Reading for A Level Literature

Recommended Reading for A Level Literature

You have chosen to study English Literature at A Level. Congratulations! Not only is Literature a ‘Facilitating Subject’ and very highly regarded by universities, but it is also more importantly a subject that will enrich your mind and soul.

Specific reading for the Lower Sixth September 2021

The texts will be slightly different according to which set you're in.

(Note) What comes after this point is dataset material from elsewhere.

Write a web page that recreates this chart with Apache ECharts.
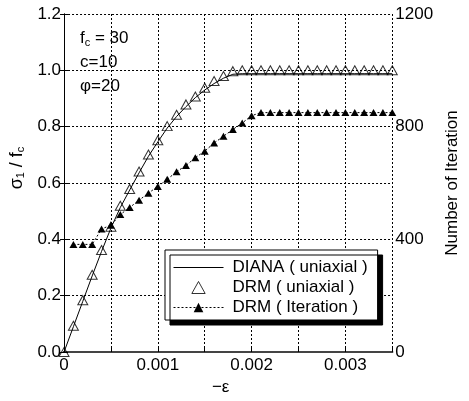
<!DOCTYPE html>
<html>
<head>
<meta charset="utf-8">
<script src="https://cdn.jsdelivr.net/npm/echarts@6/dist/echarts.min.js"></script>
<style>
  html, body { margin: 0; padding: 0; background: #fff; }
  #chart { width: 469px; height: 401px; }
</style>
</head>
<body>
<div id="chart"></div>
<script>
// strain (-eps) sample points
const strain = [0, 0.0001, 0.0002, 0.0003, 0.0004, 0.0005, 0.0006, 0.0007, 0.0008, 0.0009,
  0.0010, 0.0011, 0.0012, 0.0013, 0.0014, 0.0015, 0.0016, 0.0017, 0.0018, 0.0019,
  0.0020, 0.0021, 0.0022, 0.0023, 0.0024, 0.0025, 0.0026, 0.0027, 0.0028, 0.0029,
  0.0030, 0.0031, 0.0032, 0.0033, 0.0034, 0.0035];

// sigma1 / fc
const dianaUniaxial = [0, 0.09, 0.18, 0.27, 0.357, 0.44, 0.513, 0.575, 0.636, 0.695,
  0.746, 0.795, 0.836, 0.871, 0.903, 0.93, 0.953, 0.972, 0.986, 0.988,
  0.988, 0.988, 0.988, 0.988, 0.988, 0.988, 0.988, 0.988, 0.988, 0.988,
  0.988, 0.988, 0.988, 0.988, 0.988, 0.988];

const drmUniaxial = [0, 0.093, 0.184, 0.274, 0.362, 0.445, 0.519, 0.579, 0.641, 0.701,
  0.752, 0.802, 0.842, 0.879, 0.907, 0.938, 0.962, 0.98, 0.997, 1.0,
  1.0, 1.0, 1.0, 1.0, 1.0, 1.0, 1.0, 1.0, 1.0, 1.0,
  1.0, 1.0, 1.0, 1.0, 1.0, 1.0];

// number of iterations (right axis)
const drmIteration = [null, 382, 382, 382, 437, 450, 488, 513, 539, 564,
  588, 613, 640, 662, 690, 713, 742, 766, 790, 813,
  839, 850, 850, 850, 850, 850, 850, 850, 850, 850,
  850, 850, 850, 850, 850, 850];

const xTickLabels = ['0', '', '0.001', '', '0.002', '', '0.003', ''];
const yLeftLabels = ['0.0', '0.2', '0.4', '0.6', '0.8', '1.0', '1.2'];
const yRightLabels = ['0', '', '400', '', '800', '', '1200'];

const legendNames = ['DIANA ( uniaxial )', 'DRM ( uniaxial )', 'DRM ( Iteration )'];

const FONT = 'Liberation Sans, Arial, Helvetica, sans-serif';
const gridLine = { show: true, lineStyle: { color: '#000', type: [2, 2], width: 1 } };
const tickIn = { show: true, inside: true, length: 4, lineStyle: { color: '#000' } };

function pairs(ys) {
  const out = [];
  for (let i = 0; i < strain.length; i++) {
    out.push([strain[i], ys[i]]);
  }
  return out;
}

const chart = echarts.init(document.getElementById('chart'), null, { renderer: 'canvas' });

const option = {
  animation: false,
  backgroundColor: '#fff',
  textStyle: { fontFamily: FONT },
  grid: { left: 63, right: 63, top: 14, bottom: 45 },
  legend: {
    data: [
      { name: legendNames[0], icon: 'path://M0,0H50V1H0Z' },
      { name: legendNames[1], icon: 'path://M5,0L10,9L0,9Z', itemStyle: { borderWidth: 1 } },
      { name: legendNames[2] }
    ],
    orient: 'vertical',
    left: 165,
    top: 250,
    padding: [9, 10, 4, 8],
    itemWidth: 50,
    itemHeight: 12,
    itemGap: 3,
    backgroundColor: '#fff',
    borderColor: '#000',
    borderWidth: 1,
    borderRadius: 0,
    shadowColor: '#000',
    shadowBlur: 0,
    shadowOffsetX: 5,
    shadowOffsetY: 5,
    lineStyle: { width: 1 },
    textStyle: { fontFamily: FONT, fontSize: 17, color: '#000', padding: [0, 0, 0, 4] }
  },
  xAxis: [{
    type: 'value',
    min: 0,
    max: 0.0035,
    interval: 0.0005,
    name: '−ε',
    nameLocation: 'middle',
    nameGap: 27,
    nameTextStyle: { fontFamily: FONT, fontSize: 17, color: '#000', padding: [0, 15, 0, 0] },
    axisLine: { show: true, lineStyle: { color: '#444', width: 2, type: [3, 1] } },
    axisTick: tickIn,
    axisLabel: {
      margin: 5, fontFamily: FONT, fontSize: 17, color: '#000',
      formatter: (v, i) => xTickLabels[i] || ''
    },
    splitLine: gridLine
  }, {
    type: 'value',
    position: 'top',
    min: 0,
    max: 0.0035,
    interval: 0.0005,
    axisLine: { show: true, lineStyle: { color: '#444', width: 2, type: [3, 1] } },
    axisTick: { show: false },
    axisLabel: { show: false },
    splitLine: { show: false }
  }],
  yAxis: [{
    type: 'value',
    min: 0,
    max: 1.2,
    interval: 0.2,
    name: '{a|σ}{s|1}{a| / f}{s|c}',
    nameLocation: 'middle',
    nameGap: 24,
    nameTextStyle: {
      padding: [0, 0, 0, 30],
      rich: {
        a: { fontFamily: FONT, fontSize: 18, color: '#000' },
        s: { fontFamily: FONT, fontSize: 11, color: '#000', padding: [8, 0, 0, 0] }
      }
    },
    axisLine: { show: true, lineStyle: { color: '#000', width: 1 } },
    axisTick: tickIn,
    axisLabel: {
      margin: 3, fontFamily: FONT, fontSize: 17, color: '#000',
      formatter: (v, i) => yLeftLabels[i] || ''
    },
    splitLine: gridLine
  }, {
    type: 'value',
    position: 'right',
    min: 0,
    max: 1200,
    interval: 200,
    name: 'Number of Iteration',
    nameLocation: 'middle',
    nameGap: 36,
    nameTextStyle: { fontFamily: FONT, fontSize: 17, color: '#000' },
    axisLine: { show: true, lineStyle: { color: '#000', width: 1 } },
    axisTick: tickIn,
    axisLabel: {
      margin: 3, fontFamily: FONT, fontSize: 17, color: '#000',
      formatter: (v, i) => yRightLabels[i] || ''
    },
    splitLine: { show: false }
  }],
  graphic: [{
    type: 'text',
    left: 80,
    top: 30,
    style: {
      text: '{n|f}{s|c}{n| = 30}',
      rich: {
        n: { fontFamily: FONT, fontSize: 17, fill: '#000' },
        s: { fontFamily: FONT, fontSize: 11, fill: '#000', padding: [8, 0, 0, 0] }
      }
    }
  }, {
    type: 'text',
    left: 80,
    top: 54,
    style: { text: 'c=10', fontFamily: FONT, fontSize: 17, fill: '#000' }
  }, {
    type: 'text',
    left: 80,
    top: 78,
    style: { text: 'φ=20', fontFamily: FONT, fontSize: 17, fill: '#000' }
  }],
  series: [{
    name: legendNames[0],
    type: 'line',
    data: pairs(dianaUniaxial),
    symbol: 'none',
    clip: false,
    lineStyle: { color: '#000', width: 1 },
    itemStyle: { color: '#000' },
    z: 2
  }, {
    name: legendNames[1],
    type: 'scatter',
    data: pairs(drmUniaxial),
    symbol: 'triangle',
    symbolSize: [10, 9],
    clip: false,
    itemStyle: { color: 'rgba(255,255,255,0)', borderColor: '#000', borderWidth: 1 },
    z: 3
  }, {
    name: legendNames[2],
    type: 'line',
    yAxisIndex: 1,
    data: pairs(drmIteration),
    symbol: 'triangle',
    symbolSize: [8, 7],
    showSymbol: true,
    showAllSymbol: true,
    clip: false,
    lineStyle: { color: '#000', width: 1, type: [2, 2] },
    itemStyle: { color: '#000' },
    z: 3
  }]
};

chart.setOption(option);
</script>
</body>
</html>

However, you will all be studying ATONEMENT by IAN MCEWAN. This is a superb novel and it would be a very good idea to read it over the summer as you will be studying it from September.

You will also all be studying TESS OF THE D'URBERVILLES  by THOMAS HARDY. You may find this challenging, but experience tells us that students really get into this novel the more they read, so do persevere. You will be studying this later in the year.

CRIME NOVELS: students sometimes find that the crime unit is a difficult transition from IGCSE. Those who come into the course having read some crime novels find this transition easier. It would be VERY useful for you to have read one or two novels by AGATHA CHRISTIE,  as she is easily the most successful crime writer in history. The odd SHERLOCK HOLMES short story would also be useful. 

If you want to read something more modern, have a look at this list: www.independent.co.uk/extras/indybest/books/fiction-books/best-crime-books-novels-thrillers-fiction-reading-mystery-sellers-new-releases-a9610681.html

Studying English at University (including Oxbridge)

If you’re considering Literature at university then it is essential that you expand your literary horizons. Literature is a competitive subject and a personal statement that boasts of reading ‘The Life of Pi’ and the Harry Potter series isn’t as impressive as it might sound.

You can’t read everything- but you can have a go!

Some tips:

· Be eclectic in your tastes: classical and modern, comic and tragic etc.

· Don’t be too mainstream.

· Avoid texts that are on syllabuses.

· Try out writers that have become unfashionable: Greene, Conrad, Kipling, Lawrence, Woolf, Murdoch.

· Don’t be formulaic about it but try to be able to say something about at least one writer from different historical periods.

· If one writer really grabs you, make yourself an expert on him/her (as long as s/he isn’t too mainstream).